The machine gun jams
The first brigades problems were multiplying.  The Sudanese were still suffering from the fire of the Dervish gun and with casualties now at over 75% the remaining men turned and ran.  The one remaining battalion fell back towards the 2nd brigade, which left the machine gun to face the attacking Dervishes on its own.  As the enemy massed, preparing to attack, the machine gun inflicted heavy casualties.  When the charge started a final close range fire was ordered, but after a few rounds the gun jammed.  Before the crew could get away they were overwhelmed by a wave of Dervishes.  Carrying on their charge the Dervish infantry swept towards the remaining Egyptian infantry.  The final battalion of the 1st Brigade fired volley after volley at them as they approached.  With a final effort, the Dervish flags were raised overhead and the remaining Dervish charged towards the Egyptian line.  None reached it.  The final 'rapid fire' volley reduced the attack to a bloody ruin with few survivors.
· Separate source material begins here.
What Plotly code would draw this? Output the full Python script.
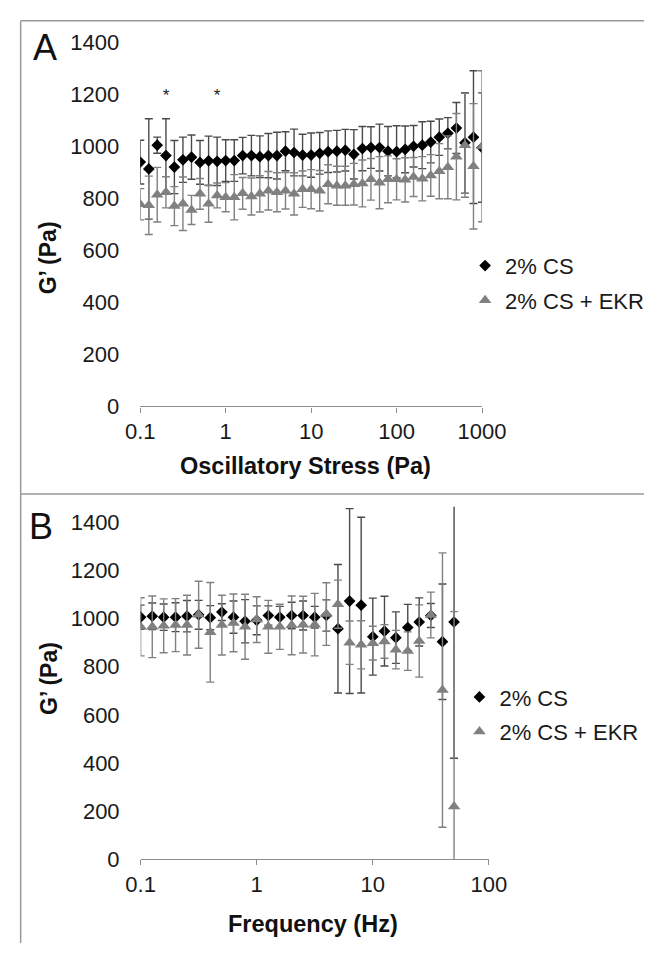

The Egyptians finally reach the outskirts of Wadi Yahmeen

As this attack was being dealt with the Dervish attack from the village struck home.  Casualties were heavy on both sides, with no quarter asked for nor given.  In the end it reduced to small groups of survivors, all weary and bloodstained, who, as if by mutual consent, agreed to fall back. A

An Egyptian attack was eventually launched against the village and managed to drive back the unit defending the northern wall.  However, before the Egyptians could advance, another Dervish unit came forward, with signs of another assembling further into the village.  With only half his infantry remaining, little ammunition and no cavalry, the Egyptian commander decided that honour had been satisfied.  When they viewed the extent of their losses, surely the remaining Dervish units would decide to drift home?

A most enjoyable game with action close throughout.  The Egyptians were plagued by 'low ammunitionitis' , perhaps they had not had time to check that all the ammunition boxes were full before they set off?